Let's say you're a smoker. You go to your doctor today, tell him you smoke, and he strongly advises you to quit but does nothing more. An anticipatory doctor might ask if your family has a history of lung cancer; he might then give you a genetic test and find you're predisposed to lung cancer. Which doctor would have a better chance of getting you to quite smoking?

This notion applies to other preventable maladies like diabetes and heart disease, especially when associated with dietary or lifestyle choices. Sure, we've seen plenty of documentation of elderly people who smoke, drink, eat poorly, or don't exercise, but the reason these people have lived into old age is likely that they're not genetically predisposed to certain diseases -- cardiovascular disease and some types of cancer being among those illnesses. But they're the exceptions, not the norm.

Part of the Predict-and-Prevent model relies around using major lifestyle or behavioral changes in patients to avoid sickness wherever possible. But in order to do that, a patient needs to be convinced of the necessity of change. Today's doctors all to often look you over, run some basic tests, and give you the same advice: "Eat better; exercise more often."

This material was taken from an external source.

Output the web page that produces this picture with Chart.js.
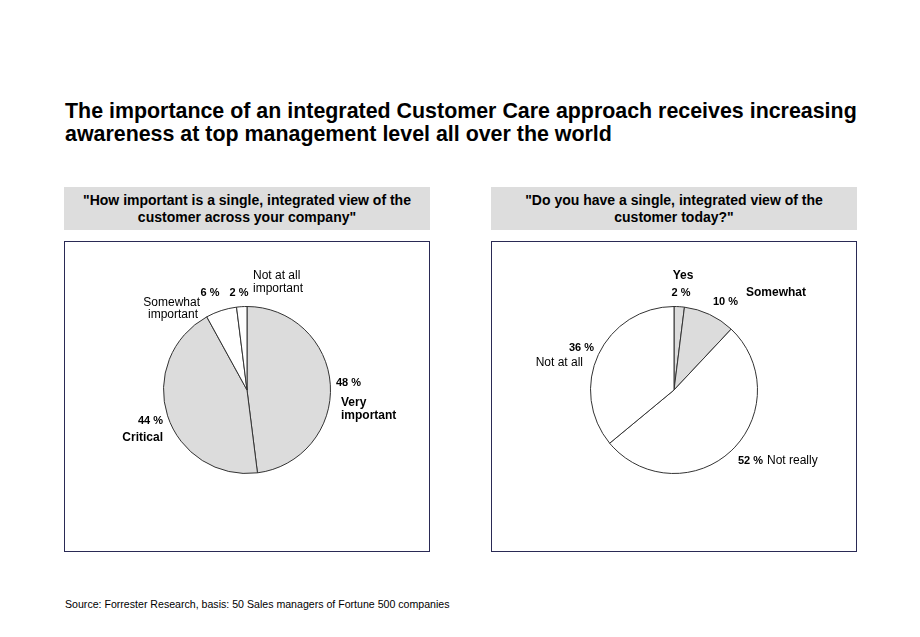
<!DOCTYPE html>
<html>
<head>
<meta charset="utf-8">
<script src="https://cdn.jsdelivr.net/npm/chart.js@4"></script>
<style>
  body { margin: 0; width: 920px; height: 637px; background: #fff; position: relative; font-family: "Liberation Sans", Arial, sans-serif; color: #000; }
  #title { position: absolute; left: 65px; top: 100px; font-size: 21.4px; font-weight: bold; line-height: 23px; white-space: nowrap; }
  .head { position: absolute; top: 187px; width: 366px; height: 43px; background: #dddddd; font-size: 14px; font-weight: bold; text-align: center; line-height: 17px; box-sizing: border-box; padding-top: 5px; }
  .box { position: absolute; top: 241px; width: 366px; height: 311px; border: 1px solid #2a2a55; box-sizing: border-box; }
  .box canvas { position: absolute; left: -1px; top: -1px; }
  #source { position: absolute; left: 65px; top: 598px; font-size: 10.6px; }
</style>
</head>
<body>
<div id="title">The importance of an integrated Customer Care approach receives increasing<br>awareness at top management level all over the world</div>

<div class="head" style="left:64px">"How important is a single, integrated view of the<br>customer across your company"</div>
<div class="head" style="left:491px">"Do you have a single, integrated view of the<br>customer today?"</div>

<div class="box" style="left:64px"><canvas id="leftChart"></canvas></div>
<div class="box" style="left:491px"><canvas id="rightChart"></canvas></div>

<div id="source">Source: Forrester Research, basis: 50 Sales managers of Fortune 500 companies</div>

<script>
// data
const leftLabels = ['Very important', 'Critical', 'Somewhat important', 'Not at all important'];
const leftValues = [48, 44, 6, 2];
const rightLabels = ['Yes', 'Somewhat', 'Not really', 'Not at all'];
const rightValues = [2, 10, 52, 36];

const grey = '#dcdcdc';
const sliceColors = [grey, grey, '#ffffff', '#ffffff'];

// label placement, offsets from pie centre
const leftLayout = [
  { pct: [89, -7, 'left'], name: [94, 13, 'left'], brk: 1, bold: true },
  { pct: [-84, 31, 'right'], name: [-84, 48, 'right'], brk: 0, bold: true },
  { pct: [-37, -97, 'center'], name: [-47, -87, 'right'], name2: [-74, -75, 'center'], brk: 1, bold: false },
  { pct: [-8, -97, 'center'], name: [6, -114, 'left'], brk: 3, bold: false }
];
const rightLayout = [
  { pct: [7, -97, 'center'], name: [9, -114, 'center'], brk: 0, bold: true },
  { pct: [39, -88, 'left'], name: [72, -97, 'left'], brk: 0, bold: true },
  { pct: [64, 71, 'left'], name: [93, 71, 'left'], brk: 0, bold: false },
  { pct: [-80, -42, 'right'], name: [-91, -27, 'right'], brk: 0, bold: false }
];

const sliceLabels = {
  id: 'sliceLabels',
  afterDatasetsDraw(chart, args, opts) {
    const ctx = chart.ctx;
    const arc = chart.getDatasetMeta(0).data[0];
    const cx = arc.x, cy = arc.y;
    const vals = chart.data.datasets[0].data;
    const names = chart.data.labels;
    ctx.save();
    ctx.fillStyle = '#000';
    ctx.textBaseline = 'middle';
    opts.layout.forEach((l, i) => {
      ctx.font = 'bold 11px "Liberation Sans", Arial';
      ctx.textAlign = l.pct[2];
      ctx.fillText(vals[i] + ' %', cx + l.pct[0], cy + l.pct[1]);
      ctx.font = (l.bold ? 'bold ' : '') + '12px "Liberation Sans", Arial';
      const words = names[i].split(' ');
      let lines = [names[i]];
      if (l.brk > 0) lines = [words.slice(0, l.brk).join(' '), words.slice(l.brk).join(' ')];
      ctx.textAlign = l.name[2];
      ctx.fillText(lines[0], cx + l.name[0], cy + l.name[1]);
      if (lines[1]) {
        const p2 = l.name2 || [l.name[0], l.name[1] + 13, l.name[2]];
        ctx.textAlign = p2[2];
        ctx.fillText(lines[1], cx + p2[0], cy + p2[1]);
      }
    });
    ctx.restore();
  }
};

function makePie(id, labels, values, layout) {
  const canvas = document.getElementById(id);
  canvas.width = 366;
  canvas.height = 311;
  canvas.style.width = '366px';
  canvas.style.height = '311px';
  return new Chart(canvas, {
    type: 'pie',
    data: {
      labels: labels,
      datasets: [{
        data: values,
        backgroundColor: sliceColors,
        borderColor: '#333',
        borderWidth: 1
      }]
    },
    options: {
      responsive: false,
      animation: false,
      layout: { padding: { top: 65, bottom: 78, left: 99, right: 99 } },
      plugins: {
        legend: { display: false },
        tooltip: { enabled: false },
        sliceLabels: { layout: layout }
      }
    },
    plugins: [sliceLabels]
  });
}

makePie('leftChart', leftLabels, leftValues, leftLayout);
makePie('rightChart', rightLabels, rightValues, rightLayout);
</script>
</body>
</html>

Anticipatory doctors, however, will use a combination of technology and detective work to properly inform their patients and present them with irrefutable evidence changes in behavior or lifestyle need to be made. Technology that makes the invisible visible with ease is becoming increasingly available -- and when you're staring at an image of plaque forming around your arteries, it'll be pretty difficult not to want to eat better and increase your daily exercise,, maybe you would make yourself a salad instead of that cheeseburger you were thinking of.

Here, we run into a problem, though. What's the incentive behind this model? Any doctor that fixes a patient's problem permanently or excels at keeping his patients healthy is, in terms of the current medical industry, bad for business. The break-fix model will keep patients coming back again and again to treat recurring problems thus keeping healthcare expenses high. Thus, the idea of a patient continually having to return for the same problem or issues related to a perhaps correctable root cause should be music to the ears of a medical facility or doctor who only knows how to profit from the break-fix model. But this notion is backward; when doctors act in a more anticipatory manner, patients will keep coming back because they'll trust their chosen medical professionals. They'll recommend their doctors to their friends, and business will grow. Creatively analytical, anticipatory doctors -- the ones who use advanced technology and ask better questions, and in doing so, take a holistic approach to Predict-and-Prevent medicine -- will be the most in-demand because they're not only improving their patients' overall quality of life, they're ostensibly saving more patients' lives.

Sooner or later, the average American will pick up on the shift from break-fix medicine to Predict-and-Prevent, whether it's because they've become more aware of the relationship between lifestyle, genetics, and preventable disease, or simply because they haven't gotten a sinus infection since their last visit to their anticipatory doctor -- and most likely won't get one again.